Mi papá fue desplazado por la guerrilla (ya a lo último no se acordaba si fue las FARC o los Elenos) y sin embargo no se volvió paraco (es decir nunca anduvo armado, ni mató, ni asustó y, aún más, no quiso pagar una extorsión jamás).
Yo, sin embargo, y aunque conocí su dolor por haber perdido 10 hectáreas de café, le pediría perdón a la guerrilla. Conservo una entrevista en la que me cuenta esa historia y dice que los trabajadores de esa finca cafetera no tenían condiciones dignas, que su padre se portaba como una especie de señor feudal. Aún así mi papá quería más a mi abuelo que a ese sindicato real que le terminó por arrebatar la finca con un brazo armado.
Nunca más mi papá quiso saber del campo y se dedicó a la tipografía. Luego cuando su empresa creció a fuerza de audacia, austeridad y sobre todo una disciplina férrea, fue un jefe justo: remangado, austero sí pero tacaño nunca.
A raíz de este proceso de paz pienso mucho en mi época de universitario en la que me indignaba que las AUC nunca hubieran pedido perdón, una increíble pobreza performativa. Fue por esos mismos días que en un círculo de participación política que ofrecía la universidad propuse una acción simbólica y artísticas para “pedir perdón a las FARC”.
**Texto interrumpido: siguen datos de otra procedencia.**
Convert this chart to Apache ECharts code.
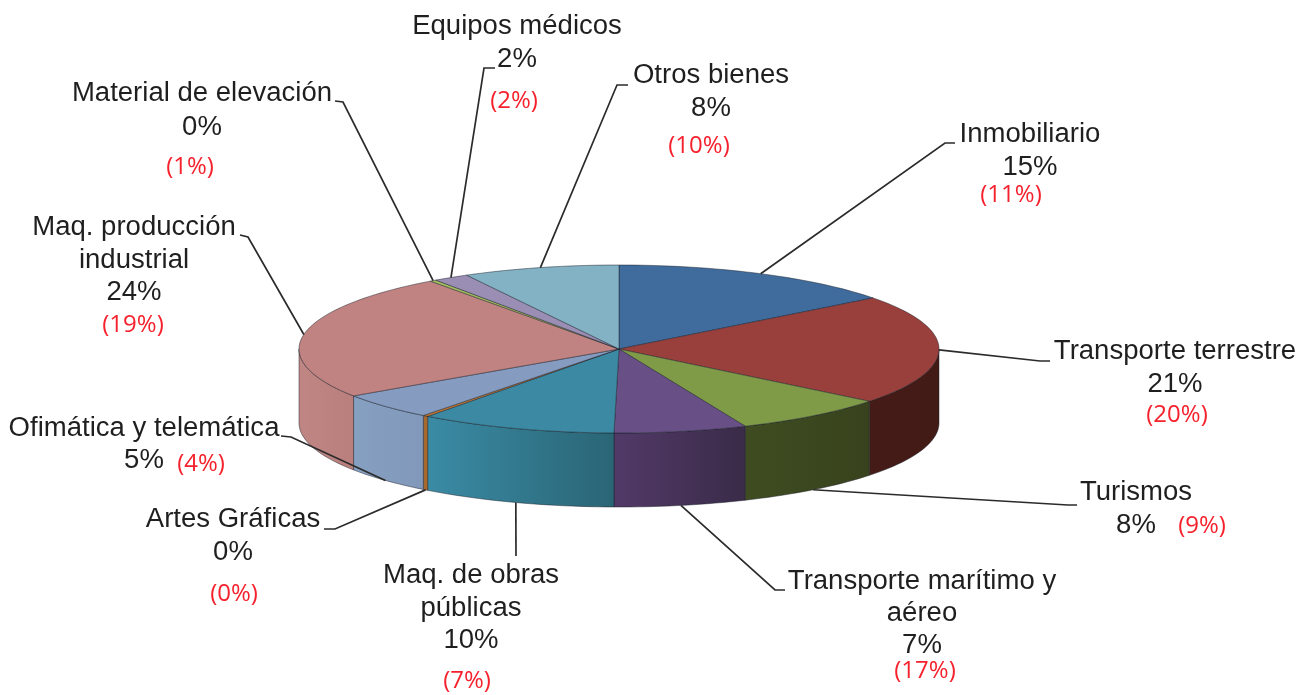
<!DOCTYPE html>
<html>
<head>
<meta charset="utf-8">
<title>Distribución por sectores</title>
<style>
  html, body { margin: 0; padding: 0; background: #fff; }
  #main { width: 1309px; height: 695px; }
</style>
<script src="https://cdn.jsdelivr.net/npm/echarts@6/dist/echarts.min.js"></script>
</head>
<body>
<div id="main"></div>
<script>
// data, clockwise from 12 o'clock
const categories = ['Inmobiliario', 'Transporte terrestre', 'Turismos', 'Transporte marítimo y aéreo',
  'Maq. de obras públicas', 'Artes Gráficas', 'Ofimática y telemática', 'Maq. producción industrial',
  'Material de elevación', 'Equipos médicos', 'Otros bienes'];
const shares = [14.6, 21.1, 7.85, 6.7, 9.95, 0.27, 5.1, 24.4, 0.33, 1.8, 7.9];
const priorYear = ['(11%)', '(20%)', '(9%)', '(17%)', '(7%)', '(0%)', '(4%)', '(19%)', '(1%)', '(2%)', '(10%)'];

// styles
const topColors = ['#3f6b9d', '#9a403c', '#7f9b48', '#684f86', '#3b89a3', '#c9782f', '#859cc0', '#c08381', '#a3bb62', '#9b8eb5', '#84b2c5'];
const wallColors = [null, ['#451b17', '#421a16'], ['#3f4c21', '#38431d'], ['#523a68', '#3a2b48'],
  ['#3a8ba5', '#2a6575'], ['#a8692f', '#a8692f'], ['#86a0c2', '#8198ba'], ['#c08683', '#b97f7c'], null, null, null];
const edge = 'rgba(25,30,40,0.6)';
const inkColor = '#1f1f1f';
const redColor = '#f5222d';

// pie geometry
const cx = 619, cy = 349, rx = 320, ry = 84, depth = 74;

// leader elbows and text lines for each slice: [elbowX, elbowY, endX, endY]; rim: 'top' or 'bottom'
const layout = [
  { rim: 'top', line: [945, 143, 955, 143], x: 1030, ys: [134, 167], red: [1011, 195], text: ['Inmobiliario'] },
  { rim: 'top', line: [1040, 361, 1050, 361], x: 1175, ys: [351, 384], red: [1177, 415], text: ['Transporte terrestre'] },
  { rim: 'bottom', line: [1068, 505, 1077, 505], x: 1136, ys: [492, 525], red: [1202, 526], text: ['Turismos'] },
  { rim: 'bottom', line: [775, 590, 785, 590], x: 922, ys: [581, 613, 645], red: [925, 671], text: ['Transporte marítimo y', 'aéreo'] },
  { rim: 'bottom', line: [516, 556, 516, 556], x: 471, ys: [575, 608, 640], red: [467, 681], text: ['Maq. de obras', 'públicas'] },
  { rim: 'bottom', line: [335, 529, 324, 529], x: 233, ys: [519, 552], red: [234, 594], text: ['Artes Gráficas'] },
  { rim: 'bottom', line: [291, 437, 281, 436], x: 144, ys: [428, 460], red: [201, 464], text: ['Ofimática y telemática'] },
  { rim: 'top', line: [248, 237, 240, 235], x: 134, ys: [227, 260, 292], red: [133, 325], text: ['Maq. producción', 'industrial'] },
  { rim: 'top', line: [343, 102, 335, 101], x: 202, ys: [93, 127], red: [190, 167], text: ['Material de elevación'] },
  { rim: 'top', line: [484, 68, 495, 68], x: 517, ys: [26, 59], red: [514, 101], text: ['Equipos médicos'] },
  { rim: 'top', line: [617, 85, 628, 85], x: 711, ys: [75, 108], red: [699, 146], text: ['Otros bienes'] }
];

const total = shares.reduce((a, b) => a + b, 0);
const starts = [];
shares.reduce((acc, v, i) => { starts[i] = acc; return acc + v / total * 360; }, 0);

function rim(deg, dy) {
  const a = deg * Math.PI / 180;
  return [cx + rx * Math.sin(a), cy - ry * Math.cos(a) + (dy || 0)];
}
function arc(from, to, dy) {
  const n = Math.max(2, Math.ceil(Math.abs(to - from) / 1.5));
  const pts = [];
  for (let i = 0; i <= n; i++) pts.push(rim(from + (to - from) * i / n, dy));
  return pts;
}
function span(i, v) {
  return [starts[i], starts[i] + v / total * 360];
}

const seriesData = shares.map((v) => [v]);

// front walls, only the part between 90 and 270 degrees is visible
function renderWall(params, api) {
  const i = params.dataIndex;
  const s = span(i, api.value(0));
  const from = Math.max(s[0], 90), to = Math.min(s[1], 270);
  if (to <= from || !wallColors[i]) return { type: 'group', children: [] };
  return {
    type: 'polygon',
    shape: { points: arc(from, to, 0).concat(arc(to, from, depth)) },
    style: {
      fill: new echarts.graphic.LinearGradient(0, 0, 1, 0, [
        { offset: 0, color: wallColors[i][0] },
        { offset: 1, color: wallColors[i][1] }
      ]),
      stroke: edge,
      lineWidth: 0.8
    }
  };
}

function renderTop(params, api) {
  const i = params.dataIndex;
  const s = span(i, api.value(0));
  return {
    type: 'polygon',
    shape: { points: [[cx, cy]].concat(arc(s[0], s[1], 0)) },
    style: { fill: topColors[i], stroke: edge, lineWidth: 0.8 }
  };
}

function renderLeader(params, api) {
  const i = params.dataIndex;
  const s = span(i, api.value(0));
  const mid = (s[0] + s[1]) / 2;
  const l = layout[i];
  const p = rim(mid, l.rim === 'bottom' ? depth : 0);
  return {
    type: 'polyline',
    shape: { points: [p, [l.line[0], l.line[1]], [l.line[2], l.line[3]]] },
    style: { fill: 'none', stroke: '#2b2b2b', lineWidth: 1.7 }
  };
}

function renderLabel(params, api) {
  const i = params.dataIndex;
  const l = layout[i];
  const lines = l.text.concat([Math.round(api.value(0) / total * 100) + '%']);
  const children = lines.map((t, k) => ({
    type: 'text',
    x: l.x,
    y: l.ys[k] + 1,
    scaleX: 1.02,
    style: {
      x: 0, y: 0, text: t, align: 'center', verticalAlign: 'middle',
      font: '27px "Liberation Sans", Arial, sans-serif', fill: inkColor
    }
  }));
  children.push({
    type: 'text',
    style: {
      x: l.red[0], y: l.red[1], text: priorYear[i], align: 'center', verticalAlign: 'middle',
      font: '500 24px "Open Sans", sans-serif', fill: redColor
    }
  });
  return { type: 'group', children: children };
}

const myChart = echarts.init(document.getElementById('main'), null, { renderer: 'canvas' });

const custom = (name, fn, z) => ({
  type: 'custom', name: name, coordinateSystem: 'none', renderItem: fn, data: seriesData,
  silent: true, animation: false, z: z
});

myChart.setOption({
  backgroundColor: '#ffffff',
  animation: false,
  series: [
    custom('paredes', renderWall, 1),
    custom('sectores', renderTop, 2),
    custom('guías', renderLeader, 3),
    custom('etiquetas', renderLabel, 4)
  ]
});

window.addEventListener('resize', myChart.resize);
</script>
</body>
</html>
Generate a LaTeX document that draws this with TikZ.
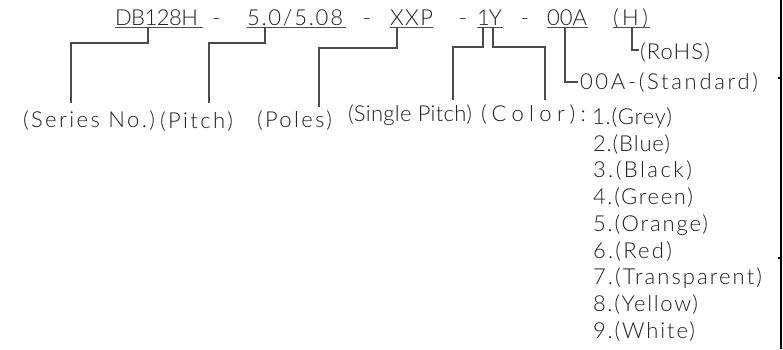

Me acusaron de farquiano y me segregaron, pero no me pasó nada más. Era Bogotá y había muchos libros por leer. Quizá mi situación hubiera sido otra en Montería o en el Putumayo; me hubiera tocado tomar partido y no me podría perfumar tan fácil de (aprendiz de) intelectual.
Hoy me vuelvo a reconciliar con las ideas de pedir perdón simbólico, en nombre de unos padres, aunque también nos podemos culpar de vivir en una burbuja, de nuestras complicidades “pequeño burguesas”… quién sabe…
Lo que sí he superado es el asco y la sorpresa porque los combatientes no pidan perdón. En esa circunstancia, por fin entiendo y le saco provecho a esa extraña “formación” para la resolución de conflictos, el honor del guerrero dicta que si al que le pedimos el perdón no concede el perdón tendríamos que pagar con la vida misma.
Uno tendría que ser capaz de pagar con la aniquilación política, organizacional y hasta la obvia.
Como quiero ser mejor etnógrafo del amor que de la guerra, relaciono ambos campos para decir que el amante le pide perdón a su “amor” y si no se lo concede lo aniquila: no tiene licencia de volverse a enamorar, ha perdido todo su valor.
Es difícil amar algo que no es único o una unidad, es difícil amar un país y es más difícil amar algo que no lo es como Colombia.
Para pedir perdón hay que saber amar y aprender a amar a quien se lastimó. Eso es algo que los violentos casi nunca logran (y mucho menos los que nunca han combatido).